The result of this line of thinking does less to make me think that a Jew born in Ariel isn't a "settler" than it does make me continue to believe that we over- (and usually mis-)rely on international legal concepts to frame our understanding of the relevant issues and terms surrounding the Israeli-Palestinian conflict. What is clear is that who is and isn't deemed a "settler" is more of a political and moral judgment than it is a legal doctrinal question, which is why it strikes Beiler as so outrageous to ascribe the label to Jesus -- the problem isn't one of qualification but of implication.

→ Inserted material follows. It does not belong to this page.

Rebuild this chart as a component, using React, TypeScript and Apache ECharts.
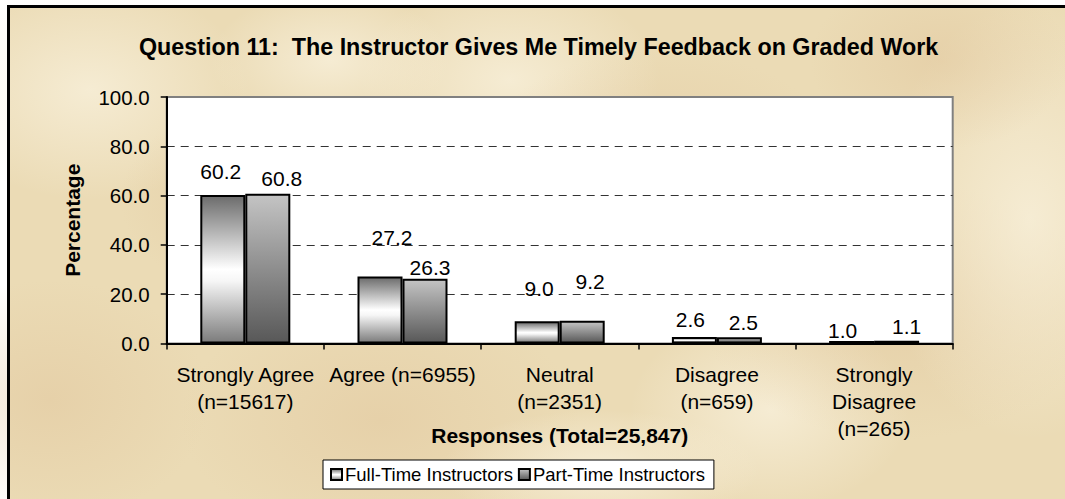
import React, { useEffect, useRef } from "react";
import * as echarts from "echarts";

const chartTitle = "Question 11:  The Instructor Gives Me Timely Feedback on Graded Work";
const categories = [
  "Strongly Agree\n(n=15617)",
  "Agree (n=6955)",
  "Neutral\n(n=2351)",
  "Disagree\n(n=659)",
  "Strongly\nDisagree\n(n=265)",
];
const seriesNames = ["Full-Time Instructors", "Part-Time Instructors"];
const fullTimeValues = [60.2, 27.2, 9.0, 2.6, 1.0];
const partTimeValues = [60.8, 26.3, 9.2, 2.5, 1.1];
const yTicks = { min: 0, max: 100, interval: 20 };
const xAxisTitle = "Responses (Total=25,847)";
const yAxisTitle = "Percentage";

// label nudges (styling only, px) reproducing the original's label placement
const fullTimeLabelNudge = [[-2, -8], [12, -23], [2, -17], [-4, -2], [-9, 5]];
const partTimeLabelNudge = [[14, 0], [5, 4], [8, -24], [4, 1], [10, 1]];

// parchment mottling (decoration only): [cx, cy, rx, ry, light?]
const parchmentSpots = [
  [90, 90, 160, 110, 1],
  [240, 200, 120, 90, 0],
  [380, 420, 200, 120, 0],
  [510, 80, 150, 100, 1],
  [660, 160, 180, 110, 0],
  [770, 410, 140, 100, 1],
  [900, 310, 200, 130, 0],
  [1030, 220, 150, 220, 1],
  [50, 400, 160, 120, 0],
  [940, 60, 130, 90, 0],
  [330, 60, 120, 70, 1],
  [600, 470, 160, 60, 1],
];

const ftGradient = new echarts.graphic.LinearGradient(0, 0, 0, 1, [
  { offset: 0, color: "#6c6c6c" },
  { offset: 0.5, color: "#ffffff" },
  { offset: 0.58, color: "#f6f6f6" },
  { offset: 1, color: "#7c7c7c" },
]);
const ptGradient = new echarts.graphic.LinearGradient(0, 0, 0, 1, [
  { offset: 0, color: "#c4c4c4" },
  { offset: 1, color: "#585858" },
]);

export default function App() {
  const ref = useRef<HTMLDivElement>(null);
  useEffect(() => {
    document.documentElement.style.overflow = "hidden";
    document.body.style.overflow = "hidden";
    if (!ref.current) return;
    const chart = echarts.init(ref.current, undefined, { renderer: "svg" });
    const font = "Arial, 'Liberation Sans', sans-serif";
    const mkData = (vals: number[], nudge: number[][]) =>
      vals.map((v, i) => ({ value: v, label: { offset: nudge[i] } }));
    const labelStyle = {
      show: true,
      position: "top",
      distance: 5,
      fontFamily: font,
      fontSize: 21,
      color: "#000",
      formatter: (p: any) => Number(p.value).toFixed(1),
    };
    const spots = parchmentSpots.map(([cx, cy, rx, ry, light]) => ({
      type: "ellipse",
      z: -10,
      silent: true,
      shape: { cx, cy, rx, ry },
      style: {
        fill: new echarts.graphic.RadialGradient(0.5, 0.5, 0.5, [
          { offset: 0, color: light ? "rgba(250,243,224,0.7)" : "rgba(224,196,154,0.45)" },
          { offset: 1, color: light ? "rgba(250,243,224,0)" : "rgba(224,196,154,0)" },
        ]),
      },
    }));
    chart.setOption({
      animation: false,
      backgroundColor: "#ffffff",
      textStyle: { fontFamily: font, color: "#000" },
      graphic: {
        elements: [
          {
            type: "rect",
            z: -11,
            silent: true,
            shape: { x: 7, y: 5, width: 1058, height: 494 },
            style: { fill: "#ebdbb5" },
          },
          ...spots,
          {
            type: "rect",
            z: -9,
            silent: true,
            shape: { x: 7, y: 5, width: 1058, height: 3 },
            style: { fill: "#000" },
          },
          {
            type: "rect",
            z: -9,
            silent: true,
            shape: { x: 7, y: 5, width: 3, height: 494 },
            style: { fill: "#000" },
          },
        ],
      },
      title: {
        text: chartTitle,
        left: 139,
        top: 35,
        padding: 0,
        textStyle: { fontFamily: font, fontSize: 23.3, fontWeight: "bold", color: "#000" },
      },
      legend: {
        data: seriesNames,
        left: 323,
        top: 460,
        padding: [5, 9, 5, 7],
        itemWidth: 11,
        itemHeight: 11,
        itemGap: 5,
        icon: "rect",
        backgroundColor: "#fff",
        borderColor: "#000",
        borderWidth: 1,
        borderRadius: 0,
        itemStyle: { borderColor: "#000", borderWidth: 2 },
        textStyle: { fontFamily: font, fontSize: 18.5, color: "#000", padding: [0, 0, 0, -2] },
      },
      grid: {
        left: 166.7,
        right: 112.3,
        top: 97,
        bottom: 155.5,
        show: true,
        backgroundColor: "#fff",
        borderColor: "#808080",
        borderWidth: 2,
      },
      xAxis: {
        type: "category",
        data: categories,
        name: xAxisTitle,
        nameLocation: "middle",
        nameGap: 81,
        nameMoveOverlap: false,
        nameTextStyle: { fontFamily: font, fontSize: 21, fontWeight: "bold", color: "#000" },
        axisLine: { lineStyle: { color: "#000", width: 2 } },
        axisTick: { show: true, length: 6, interval: 0, lineStyle: { color: "#000", width: 1.5 } },
        axisLabel: {
          interval: 0,
          margin: 17,
          fontFamily: font,
          fontSize: 21,
          lineHeight: 27,
          color: "#000",
        },
      },
      yAxis: {
        type: "value",
        min: yTicks.min,
        max: yTicks.max,
        interval: yTicks.interval,
        name: yAxisTitle,
        nameLocation: "middle",
        nameGap: 84,
        nameRotate: 90,
        nameMoveOverlap: false,
        nameTextStyle: { fontFamily: font, fontSize: 21, fontWeight: "bold", color: "#000" },
        axisLine: { show: true, lineStyle: { color: "#000", width: 2 } },
        axisTick: { show: true, length: 6, lineStyle: { color: "#000", width: 1.5 } },
        axisLabel: {
          margin: 17,
          fontFamily: font,
          fontSize: 20.5,
          color: "#000",
          formatter: (v: number) => v.toFixed(1),
        },
        splitLine: {
          show: true,
          showMaxLine: false,
          lineStyle: { color: "#333", type: [8, 6], width: 1 },
        },
      },
      series: [
        {
          name: seriesNames[0],
          type: "bar",
          data: mkData(fullTimeValues, fullTimeLabelNudge),
          barWidth: 45,
          barGap: "0%",
          itemStyle: { color: ftGradient, borderColor: "#000", borderWidth: 2 },
          label: labelStyle,
        },
        {
          name: seriesNames[1],
          type: "bar",
          data: mkData(partTimeValues, partTimeLabelNudge),
          barWidth: 45,
          barGap: "0%",
          itemStyle: { color: ptGradient, borderColor: "#000", borderWidth: 2 },
          label: labelStyle,
        },
      ],
    });
    return () => chart.dispose();
  }, []);

  return (
    <div style={{ position: "fixed", left: 0, top: 0, width: 1065, height: 499, background: "#fff", overflow: "hidden" }}>
      <div ref={ref} style={{ position: "absolute", left: 0, top: 0, width: 1065, height: 499 }} />
    </div>
  );
}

Yet Beiler's position is more than just misguided; it is positively dangerous. Stripped to its roots, Beiler's argument for why Jesus is not a settler boils down to the following:
1) Settlers are bad people;

2) Jesus was not a bad person (in fact, he was a very good person), therefore;

3) Jesus was not a settler. Q.E.D.
This is dehumanizing; it presents the problem of settlements (which are, it is worth noting, a state infraction of international law, not an individual one. The legal proscription contained in the Geneva Convention is against the state which transfers, not upon the person transferred) as one of snarling monstrous settlers who are categorically excluded from the realm of persons who might have sympathy for or advocate on behalf of the Palestinians. As a question of sociology this is assuredly overstated (I remember reading Israeli election returns and seeing that someone from Kiryat Arba voted for Meretz -- though for the life of me I wonder what his or her story was). Obviously, settlers come in all shapes and sizes, from religious true-believers to people searching for cheaper property values to, yes, the snarling monsters who carry out the "price tag" terror attacks. Moreover (and this is equally important), that large swaths of the settler community are not snarling monsters does not in any way obviate the injustice the settlement enterprise imposes upon the Palestinian people, for injustice is not the sole, or even primary, enterprise of snarling monsters. This is the truly dangerous wrong Beiler commits: the conflation of bad structures with bad people; the worse the structure is, the more irredeemable the people implicated inside it are. Ultimately, this logic can lead only to dehumanization and hatred, and will always fail as an avenue of just social change.

In sum, Oren's logic is right: Jesus, as a Jew living in the West Bank, would be considered a settler today. This does not mean that he would not take pro-Palestinian positions; nor would the possibility of him taking such positions justify the settlement enterprise. The contours and legitimacy of Israeli settlements exist independently of the character of the individuals who live inside them, and it is a serious mistake to conflate the two.